In July, thieves broke into Juan Peron's monumental tomb and severed the hands of the embalmed former president. Investigators have linked the tactics and evident political purpose to the right-wing crime campaign.

Government officials say left-wing groups, politically active again in Argentina on a minor scale, lack the organization and funds for such attacks. "The far left opposes the government but is not involved in destabilization," said Facundo Suarez, the chief of state intelligence, in a recent magazine interview.

The capture of some groups this year has reinforced the notion of an ultra-right plot.

A paramilitary band found operating out of the Buenos Aires suburb of Moron is being held responsible for a commando raid against a radio station transmitter, an explosion at a Communist Party office and a bomb planted at the house of a federal judge. The group reportedly also distributed leaflets calling on police to form death squads to "annihilate" corrupt judges and politicians.

Currently under detention on suspicion of leading the cell is Patricio Camps, son of Army ex-general Ramon Camps, the former head of the Buenos Aires provincial police who is now imprisoned after conviction in scores of torture cases.

Police say a second terrorist unit was broken up in the southern city of Comodoro Rivadavia with the arrest of an Army officer and three military intelligence agents.

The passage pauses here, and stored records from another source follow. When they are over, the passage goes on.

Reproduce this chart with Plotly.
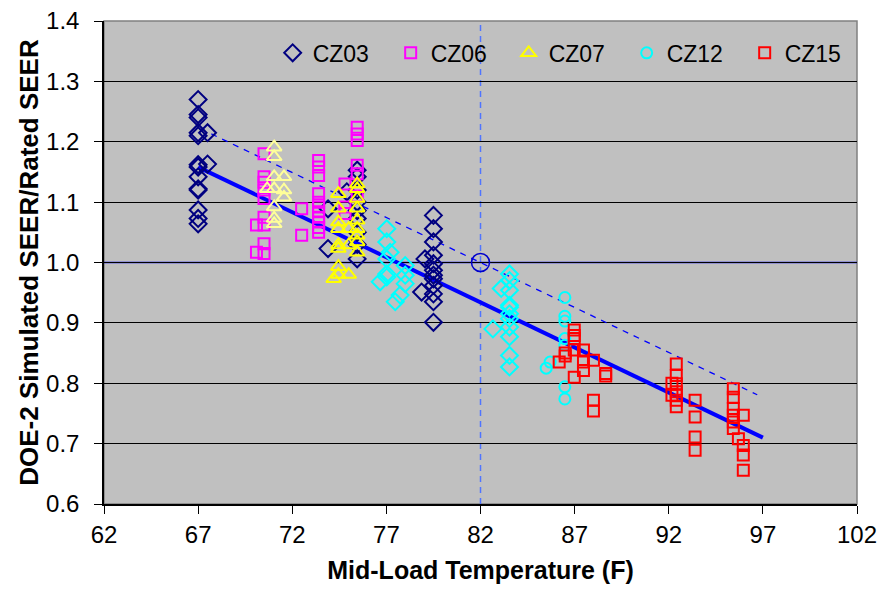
import plotly.graph_objects as go

# ---- data ----
cz03_x = [67]*13 + [67.5]*2 + [73.9]*2 + [74.9] + [75.45]*9 + [79.5]*12 + [79.05, 78.87]
cz03_y = [1.270, 1.245, 1.240, 1.215, 1.210, 1.162, 1.158, 1.142, 1.122, 1.120, 1.087, 1.073, 1.064,
          1.215, 1.163,
          1.089, 1.023,
          1.117,
          1.153, 1.142, 1.120, 1.100, 1.086, 1.073, 1.050, 1.030, 1.006,
          1.078, 1.056, 1.034, 1.012, 0.998, 0.987, 0.979, 0.973, 0.962, 0.948, 0.935, 0.901,
          1.006, 0.951]

cz06_x = [70.1]*2 + [70.5]*9 + [72.5]*2 + [73.4]*11 + [74.8]*3 + [75.45]*6
cz06_y = [1.062, 1.017,
          1.180, 1.142, 1.133, 1.120, 1.106, 1.075, 1.062, 1.031, 1.015,
          1.089, 1.045,
          1.169, 1.158, 1.144, 1.114, 1.100, 1.092, 1.084, 1.075, 1.067, 1.058, 1.050,
          1.130, 1.092, 1.081,
          1.224, 1.213, 1.202, 1.161, 1.147, 1.110]

cz07_x = [74.2] + [74.45]*8 + [75.0]*3 + [75.45]*9
cz07_y = [0.973,
          1.114, 1.090, 1.067, 1.056, 1.029, 1.023, 0.993, 0.980,
          1.056, 1.029, 0.980,
          1.130, 1.122, 1.106, 1.090, 1.070, 1.056, 1.045, 1.034, 1.017]

cz07b_x = [71.04]*7 + [71.56]*3 + [70.67]
cz07b_y = [1.191, 1.175, 1.142, 1.122, 1.092, 1.073, 1.064,
           1.142, 1.120, 1.108,
           1.122]

cz12d_x = [77.02]*5 + [77.2, 76.67] + [78.0]*3 + [77.73, 77.47] + [83.54]*11 + [83.1, 82.66]
cz12d_y = [1.056, 1.034, 1.006, 0.981, 0.976,
           1.017, 0.968,
           0.995, 0.979, 0.965,
           0.946, 0.935,
           0.981, 0.970, 0.954, 0.929, 0.926, 0.915, 0.907, 0.893, 0.877, 0.846, 0.827,
           0.957, 0.890]

cz12_x = [86.48]*7 + [85.49, 85.7]
cz12_y = [0.942, 0.911, 0.903, 0.874, 0.863, 0.794, 0.774, 0.825, 0.835]

cz15_x = ([86.98]*5 + [86.18] + [86.5]*2 + [87.47]*3 + [88.0]*3 + [88.65]*2 +
          [92.4]*7 + [92.17]*2 + [93.4]*4 + [95.43]*6 + [95.96]*4 + [95.7])
cz15_y = [0.888, 0.879, 0.874, 0.855, 0.810,
          0.835,
          0.850, 0.845,
          0.855, 0.835, 0.821,
          0.838, 0.772, 0.754,
          0.816, 0.812,
          0.832, 0.813, 0.799, 0.786, 0.780, 0.772, 0.761,
          0.800, 0.780,
          0.772, 0.744, 0.711, 0.689,
          0.791, 0.777, 0.758, 0.747, 0.736, 0.725,
          0.747, 0.697, 0.681, 0.656,
          0.708]

trend_x = [67.0, 97.0]
trend_y = [1.158, 0.710]
shift_x = [67.7, 96.7]
shift_y = [1.213, 0.781]
ref_x = [82]
ref_y = [1.0]

x_ticks = [62, 67, 72, 77, 82, 87, 92, 97, 102]
y_ticks = [0.6, 0.7, 0.8, 0.9, 1.0, 1.1, 1.2, 1.3, 1.4]

FONT = "Liberation Sans, Arial, sans-serif"

fig = go.Figure()

# trend lines
fig.add_trace(go.Scatter(x=trend_x, y=trend_y, mode="lines",
                         line=dict(color="#0000FF", width=4), showlegend=False, hoverinfo="skip"))
fig.add_trace(go.Scatter(x=shift_x, y=shift_y, mode="lines",
                         line=dict(color="#0000FF", width=1.3, dash="6px,6px"), showlegend=False,
                         hoverinfo="skip"))

def pts(name, xs, ys, symbol, color, size, legend=True):
    fig.add_trace(go.Scatter(x=xs, y=ys, mode="markers", name=name, showlegend=legend,
                             marker=dict(symbol=symbol, size=size, color=color,
                                         line=dict(color=color, width=2))))

pts("CZ03", cz03_x, cz03_y, "diamond-open", "#000080", 13)
pts("CZ06", cz06_x, cz06_y, "square-open", "#FF00FF", 11)
pts("CZ07", cz07_x, cz07_y, "triangle-up-open", "#FFFF00", 13)
pts("CZ07b", cz07b_x, cz07b_y, "triangle-up-open", "#FFFF99", 13, legend=False)
pts("CZ12", cz12_x, cz12_y, "circle-open", "#00FFFF", 11)
pts("CZ12b", cz12d_x, cz12d_y, "diamond-open", "#00FFFF", 13, legend=False)
pts("CZ15", cz15_x, cz15_y, "square-open", "#FF0000", 11)

# reference point
fig.add_trace(go.Scatter(x=ref_x, y=ref_y, mode="markers", showlegend=False,
                         marker=dict(symbol="circle-open", size=18, color="#0000CC",
                                     line=dict(color="#0000CC", width=1.5))))

fig.add_shape(type="line", xref="x", yref="y", x0=82, x1=82, y0=0.6, y1=1.4,
              line=dict(color="#4F74FF", width=1.5, dash="6px,5px"), layer="below")
fig.add_shape(type="line", xref="x", yref="y", x0=62, x1=102, y0=1.0, y1=1.0,
              line=dict(color="#0000FF", width=1.5), layer="below")
# top/right gray border
fig.add_shape(type="rect", xref="paper", yref="paper", x0=0, x1=1, y0=0, y1=1,
              line=dict(color="#808080", width=1.5), layer="below")

# the page body adds an 8px margin on each side, so the figure is 869x576
fig.update_layout(
    width=869, height=576,
    margin=dict(l=96, r=20, t=13, b=80),
    paper_bgcolor="white", plot_bgcolor="#C0C0C0",
    font=dict(family=FONT, size=24, color="black"),
    legend=dict(orientation="h", x=0.224, y=0.934, xanchor="left", yanchor="middle",
                bgcolor="rgba(0,0,0,0)", font=dict(size=23, family=FONT),
                entrywidth=73, entrywidthmode="pixels", itemclick=False),
    showlegend=True,
)
fig.update_xaxes(range=[62, 102], tickvals=x_ticks, ticktext=[str(v) for v in x_ticks],
                 showgrid=False, zeroline=False, showline=True, linecolor="black", linewidth=1.5,
                 ticks="outside", ticklen=8, tickcolor="black", automargin=False,
                 ticklabeloverflow="allow",
                 tickfont=dict(size=24, family=FONT),
                 title=dict(text="<b>Mid-Load Temperature (F)</b>", font=dict(size=25, family=FONT),
                            standoff=15))
fig.update_yaxes(range=[0.6, 1.4], tickvals=y_ticks, ticktext=[f"{v:.1f}" for v in y_ticks],
                 showgrid=True, gridcolor="black", gridwidth=1, zeroline=False,
                 showline=True, linecolor="black", linewidth=1.5,
                 ticks="outside", ticklen=8, tickcolor="black", automargin=False,
                 ticklabelstandoff=10, ticklabeloverflow="allow",
                 tickfont=dict(size=24, family=FONT),
                 title=dict(text="<b>DOE-2 Simulated SEER/Rated SEER</b>", font=dict(size=26, family=FONT),
                            standoff=0))

fig.write_html("out.html")
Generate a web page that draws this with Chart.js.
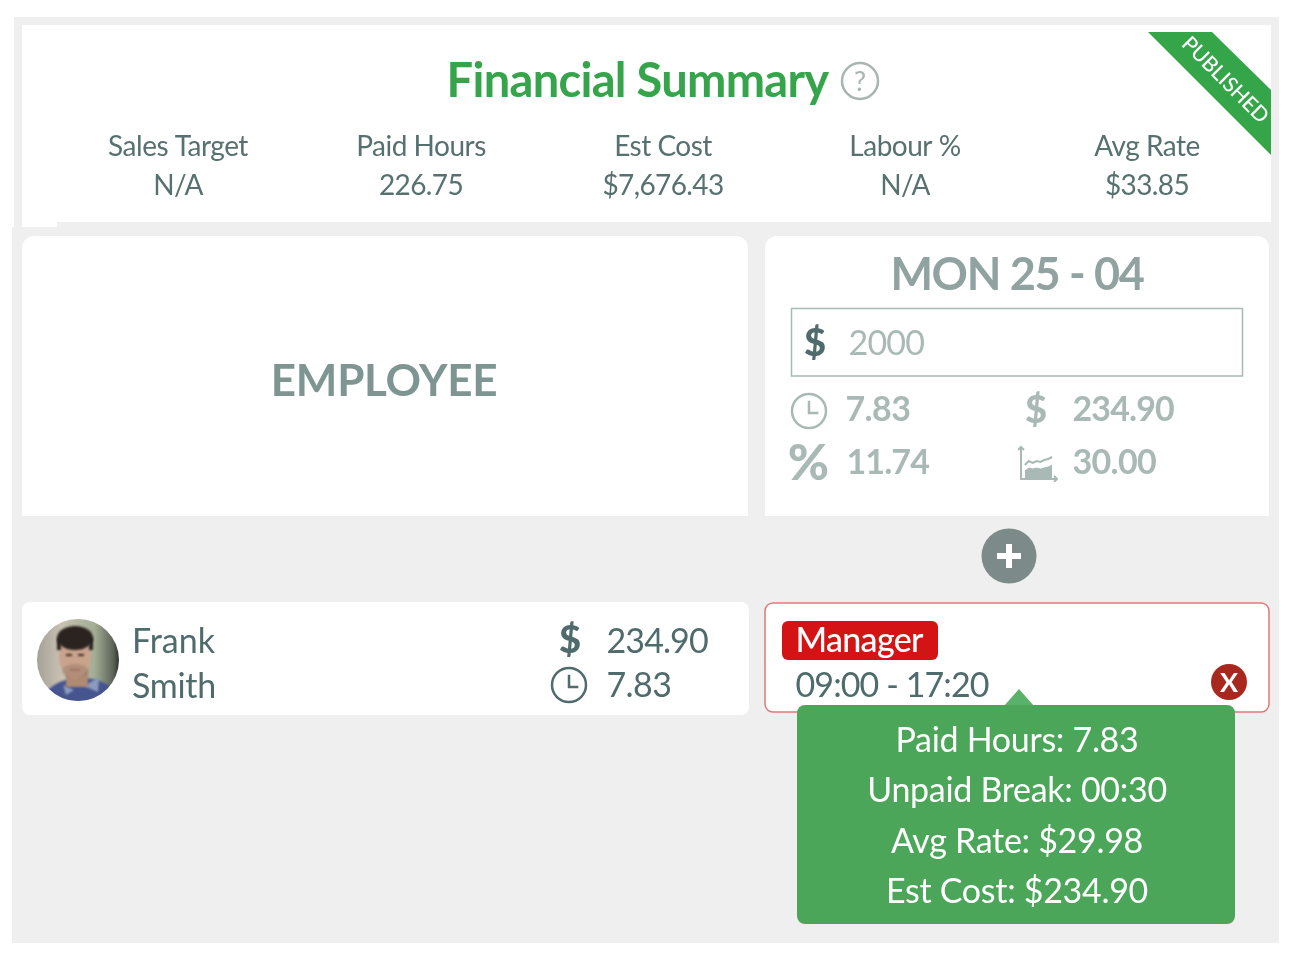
<!DOCTYPE html>
<html>
<head>
<meta charset="utf-8">
<title>Financial Summary</title>
<script src="https://cdn.jsdelivr.net/npm/chart.js@4"></script>
<style>
    html, body { margin: 0; padding: 0; background: #fff; }
    #wrap { position: relative; width: 1294px; height: 958px; overflow: hidden; filter: blur(0.45px); }
    #board { position: absolute; left: 0; top: 0; }
    #icon-box { position: absolute; left: 1018px; top: 444px; width: 40px; height: 38px; }
</style>
</head>
<body>
<div id="wrap">
    <canvas id="board" width="1294" height="958"></canvas>
    <div id="icon-box"><canvas id="rate-icon" width="40" height="38"></canvas></div>
</div>
<script>
// Данные сводки
const summaryLabels = ['Sales Target', 'Paid Hours', 'Est Cost', 'Labour %', 'Avg Rate'];
const summaryValues = ['N/A', '226.75', '$7,676.43', 'N/A', '$33.85'];
const summaryTitle = 'Financial Summary';
const ribbonText = 'PUBLISHED';

// Данные дня
const columnTitle = 'EMPLOYEE';
const dayTitle = 'MON 25 - 04';
const dayTarget = '2000';
const dayHours = '7.83';
const dayCost = '234.90';
const dayLabour = '11.74';
const dayRate = '30.00';

// Сотрудник и смена
const employeeNames = ['Frank', 'Smith'];
const employeeCost = '234.90';
const employeeHours = '7.83';
const shiftRole = 'Manager';
const shiftTime = '09:00 - 17:20';
const tooltipLines = ['Paid Hours: 7.83', 'Unpaid Break: 00:30', 'Avg Rate: $29.98', 'Est Cost: $234.90'];

// Маленькая иконка графика
const iconSteps = [0, 1, 2, 3, 4, 5, 6, 7, 8, 9];
const iconUpper = [null, 7, 9, 8, 9, 8.5, 9.5, 10, 11, null];
const iconLower = [null, 4, 5.5, 5, 5.5, 5, 5.5, 6, 7, null];

const DARK = '#56716f';
const TEAL = '#4f6b6c';
const SOFT = '#a9b9b5';
const GREEN = '#35a44a';

function text(ctx, str, x, y, font, color, align = 'center', spacing = 0) {
    ctx.font = font;
    ctx.fillStyle = color;
    ctx.textAlign = align;
    ctx.textBaseline = 'alphabetic';
    ctx.letterSpacing = spacing + 'px';
    ctx.fillText(str, x, y);
    ctx.letterSpacing = '0px';
}

function box(ctx, x0, y0, x1, y1, radius, fill, stroke, lineWidth = 1.5) {
    ctx.beginPath();
    ctx.roundRect(x0, y0, x1 - x0, y1 - y0, radius);
    if (fill) { ctx.fillStyle = fill; ctx.fill(); }
    if (stroke) { ctx.strokeStyle = stroke; ctx.lineWidth = lineWidth; ctx.stroke(); }
}

function clock(ctx, cx, cy, r, color) {
    ctx.strokeStyle = color;
    ctx.lineWidth = 2.5;
    ctx.beginPath();
    ctx.arc(cx, cy, r, 0, Math.PI * 2);
    ctx.moveTo(cx, cy - r * 0.6);
    ctx.lineTo(cx, cy + 2);
    ctx.lineTo(cx + r * 0.55, cy + 2);
    ctx.stroke();
}

function avatar(ctx, cx, cy, r) {
    ctx.save();
    ctx.beginPath();
    ctx.arc(cx, cy, r, 0, Math.PI * 2);
    ctx.clip();
    const bg = ctx.createLinearGradient(cx - r, cy, cx + r, cy);
    bg.addColorStop(0, '#a5a198');
    bg.addColorStop(0.3, '#c9c1b2');
    bg.addColorStop(0.7, '#a3ae95');
    bg.addColorStop(0.93, '#5b6358');
    bg.addColorStop(1, '#2e332f');
    ctx.fillStyle = bg;
    ctx.fillRect(cx - r, cy - r, r * 2, r * 2);
    ctx.filter = 'blur(1px)';
    // плечи и рубашка
    ctx.fillStyle = '#46548f';
    ctx.beginPath();
    ctx.ellipse(cx + 3, cy + 42, 38, 24, 0, 0, Math.PI * 2);
    ctx.fill();
    ctx.fillStyle = '#8c9cc0';
    ctx.beginPath();
    ctx.moveTo(cx + 6, cy + 26);
    ctx.lineTo(cx + 21, cy + 17);
    ctx.lineTo(cx + 20, cy + 32);
    ctx.closePath();
    ctx.fill();
    ctx.beginPath();
    ctx.moveTo(cx - 15, cy + 25);
    ctx.lineTo(cx - 4, cy + 30);
    ctx.lineTo(cx - 12, cy + 35);
    ctx.closePath();
    ctx.fill();
    // шея и лицо
    ctx.fillStyle = '#b08a72';
    ctx.fillRect(cx - 12, cy + 8, 22, 19);
    ctx.fillStyle = '#c9a38c';
    ctx.beginPath();
    ctx.ellipse(cx - 3, cy - 3, 16, 21, 0, 0, Math.PI * 2);
    ctx.fill();
    // щетина
    ctx.fillStyle = 'rgba(120,90,75,0.28)';
    ctx.beginPath();
    ctx.ellipse(cx - 3, cy + 11, 13, 7, 0, 0, Math.PI * 2);
    ctx.fill();
    // волосы
    ctx.fillStyle = '#2b2320';
    ctx.beginPath();
    ctx.ellipse(cx - 3, cy - 22, 18, 12, 0, 0, Math.PI * 2);
    ctx.fill();
    ctx.fillRect(cx - 21, cy - 22, 4, 12);
    ctx.fillRect(cx + 11, cy - 22, 4, 12);
    // глаза и рот
    ctx.fillStyle = '#3a2c26';
    ctx.fillRect(cx - 12, cy - 6, 6, 2);
    ctx.fillRect(cx + 0, cy - 6, 6, 2);
    ctx.fillStyle = '#9a6a58';
    ctx.fillRect(cx - 8, cy + 9, 10, 1.5);
    ctx.restore();
}

// Плагин рисует карточки расписания на полотне диаграммы
const boardPlugin = {
    id: 'board',
    beforeDraw(chart) {
        const ctx = chart.ctx;
        ctx.save();

        // Серый фон
        ctx.fillStyle = '#efefef';
        ctx.fillRect(14, 17, 1265, 210);
        ctx.fillRect(12, 227, 1267, 716);

        // Шапка
        ctx.fillStyle = '#ffffff';
        ctx.fillRect(22, 25, 1249, 197);
        ctx.fillRect(22, 222, 35, 5);

        text(ctx, summaryTitle, 637.5, 97, 'bold 47px Lato', GREEN, 'center', -0.7);
        ctx.strokeStyle = '#a9b5b3';
        ctx.lineWidth = 2.5;
        ctx.beginPath();
        ctx.arc(860, 81, 18, 0, Math.PI * 2);
        ctx.stroke();
        text(ctx, '?', 860, 91, '27px Lato', '#a9b5b3');

        const summaryX = [178, 421, 663, 905, 1147];
        summaryLabels.forEach((label, i) => {
            text(ctx, label, summaryX[i], 156, '28px Lato', DARK, 'center', -0.5);
            text(ctx, summaryValues[i], summaryX[i], 195, '28px Lato', DARK, 'center', -0.6);
        });

        // Лента
        ctx.fillStyle = '#34a549';
        ctx.beginPath();
        ctx.moveTo(1148, 32);
        ctx.lineTo(1212, 32);
        ctx.lineTo(1271, 90);
        ctx.lineTo(1271, 155);
        ctx.closePath();
        ctx.fill();
        ctx.save();
        ctx.translate(1226, 79);
        ctx.rotate(Math.PI / 4);
        text(ctx, ribbonText, 0, 8, '500 21px Lato', '#ffffff', 'center', -0.2);
        ctx.restore();

        // Колонки
        box(ctx, 22, 236, 748, 516, [12, 12, 0, 0], '#ffffff');
        box(ctx, 765, 236, 1269, 516, [12, 12, 0, 0], '#ffffff');
        text(ctx, columnTitle, 384, 396, 'bold 44px Lato', '#7f9592', 'center', -0.3);
        text(ctx, dayTitle, 1017, 290, 'bold 45px Lato', '#90a3a0', 'center', -1.3);

        box(ctx, 791.5, 308.5, 1242.5, 376, 0, '#ffffff', '#a9b9b5');
        text(ctx, '$', 815, 356, '900 38px Lato', TEAL);
        text(ctx, dayTarget, 848.5, 355, '34px Lato', SOFT, 'left', -0.8);

        clock(ctx, 809, 411, 17, SOFT);
        text(ctx, dayHours, 845.5, 421, 'bold 34px Lato', SOFT, 'left', -0.6);
        text(ctx, '$', 1036, 423, '900 38px Lato', SOFT);
        text(ctx, dayCost, 1072.5, 421, 'bold 34px Lato', SOFT, 'left', -0.9);
        text(ctx, '%', 808.5, 480, '900 50px Lato', SOFT);
        text(ctx, dayLabour, 846.5, 474, 'bold 34px Lato', SOFT, 'left', -0.9);
        text(ctx, dayRate, 1072.5, 474, 'bold 34px Lato', SOFT, 'left', -0.7);

        // Кнопка добавления
        ctx.fillStyle = '#7c8b8a';
        ctx.beginPath();
        ctx.arc(1009, 556, 27.5, 0, Math.PI * 2);
        ctx.fill();
        ctx.fillStyle = '#ffffff';
        ctx.fillRect(997, 553, 24, 6);
        ctx.fillRect(1006, 544, 6, 24);

        // Строка сотрудника
        box(ctx, 22, 602, 749, 715, 8, '#ffffff');
        avatar(ctx, 78, 660, 41);
        text(ctx, employeeNames[0], 132, 653, '34px Lato', TEAL, 'left');
        text(ctx, employeeNames[1], 132, 698, '34px Lato', TEAL, 'left', -0.3);
        text(ctx, '$', 570, 653, '900 38px Lato', TEAL);
        text(ctx, employeeCost, 606.5, 653, '34px Lato', TEAL, 'left', -0.9);
        clock(ctx, 569, 685, 17, TEAL);
        text(ctx, employeeHours, 606.5, 697, '34px Lato', TEAL, 'left', -0.6);

        // Карточка смены
        box(ctx, 765, 603, 1269, 712, 8, '#ffffff', '#e07a7a');
        box(ctx, 782, 621, 938, 660, 6, '#d41414');
        text(ctx, shiftRole, 795.5, 652, '500 34px Lato', '#ffffff', 'left', -0.7);
        text(ctx, shiftTime, 795.5, 697, '34px Lato', TEAL, 'left', -0.9);
        ctx.fillStyle = '#a82820';
        ctx.beginPath();
        ctx.arc(1229, 682, 18, 0, Math.PI * 2);
        ctx.fill();
        text(ctx, 'X', 1229, 692, 'bold 27px Lato', '#ffffff');

        // Подсказка
        ctx.fillStyle = '#5ab26a';
        ctx.beginPath();
        ctx.moveTo(1019, 689);
        ctx.lineTo(1034, 706);
        ctx.lineTo(1004, 706);
        ctx.closePath();
        ctx.fill();
        box(ctx, 797, 705, 1235, 924, 8, '#4ba659');
        const tooltipY = [752, 802, 853, 903];
        tooltipLines.forEach((line, i) => {
            text(ctx, line, 1017, tooltipY[i], '34px Lato', '#ffffff', 'center', -0.3);
        });

        ctx.restore();
    }
};

new Chart(document.getElementById('board').getContext('2d'), {
    type: 'scatter',
    data: { datasets: [] },
    options: {
        responsive: false,
        animation: false,
        layout: { padding: 0 },
        plugins: { legend: { display: false }, tooltip: { enabled: false } },
        scales: { x: { display: false }, y: { display: false } }
    },
    plugins: [boardPlugin]
});

// Иконка ставки: маленький график с двумя областями
const arrowPlugin = {
    id: 'arrows',
    afterDraw(chart) {
        const ctx = chart.ctx;
        const { left, bottom, right, top } = chart.chartArea;
        ctx.save();
        ctx.strokeStyle = SOFT;
        ctx.lineWidth = 2;
        ctx.beginPath();
        ctx.moveTo(left, top - 4);
        ctx.lineTo(left, bottom);
        ctx.lineTo(right + 1, bottom);
        ctx.moveTo(left - 3, top - 1);
        ctx.lineTo(left, top - 4);
        ctx.lineTo(left + 3, top - 1);
        ctx.moveTo(right - 2, bottom - 3);
        ctx.lineTo(right + 1, bottom);
        ctx.lineTo(right - 2, bottom + 3);
        ctx.stroke();
        ctx.restore();
    }
};

new Chart(document.getElementById('rate-icon').getContext('2d'), {
    type: 'line',
    data: {
        labels: iconSteps,
        datasets: [
            { data: iconLower, borderColor: SOFT, backgroundColor: SOFT, borderWidth: 1, fill: 'origin', pointRadius: 0 },
            { data: iconUpper, borderColor: SOFT, borderWidth: 2, fill: false, pointRadius: 0 }
        ]
    },
    options: {
        responsive: false,
        animation: false,
        layout: { padding: { left: 3, right: 2, top: 7, bottom: 3 } },
        plugins: { legend: { display: false }, tooltip: { enabled: false } },
        scales: {
            x: { display: false },
            y: { display: false, min: 0, max: 14 }
        }
    },
    plugins: [arrowPlugin]
});
</script>
</body>
</html>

The police have tied the group to bombings of leftist party offices and the house of a local forensic physician.

Among the arms, ammunition, military uniforms and falsified identification papers confiscated was an Air Force missile.

Trying desperately to separate friend from foe in government ranks, the Alfonsin team has at times shown its inexperience and, once last year, stumbled into scandal. In the Sivak kidnaping case, after an initial $1.1 million ransom payment failed to free the financier, Minister Troccoli was revealed to have passed $25,000 -- and encouraged the victim's family to pay $275,000 -- to a three-man military intelligence unit thought to be in contact with the kidnapers.

The three agents, along with a female accomplice, never produced Sivak and subsequently were arrested for extortion. News of the back-channel effort caused a political uproar and triggered the resignations of the minister of defense and the Buenos Aires federal police chief.

Hampering Alfonsin's attempts to expose and destroy the terrorist network has been his inability to establish firm control over the armed forces, which resent the government's condemnation of their 1970s "dirty war."

At the National Intelligence Center, which coordinates state intelligence gathering, civilians have taken full charge and have ousted all military personnel. But in the absence of a strong chain of military command, Alfonsin has sought simply to reduce the activity of the military intelligence services, especially the Army's notorious Battalion 601.

Restraining Alfonsin from moving too forcefully against suspected plotters in the spy agencies, some speculate, may be the fear of provoking further attacks or opening a Pandora's box of state secrets.

"The power of the intelligence services here is such that one can never be certain whether they are dominating the government," said Jorge Sivak, a brother of the abducted financier. "Could it be that Alfonsin has made a deal with them? Does he hope to avoid further disruptions in this sensitive political transition period? Is he worried about spilling secrets? I don't know, but some political will is missing to go after the culprits."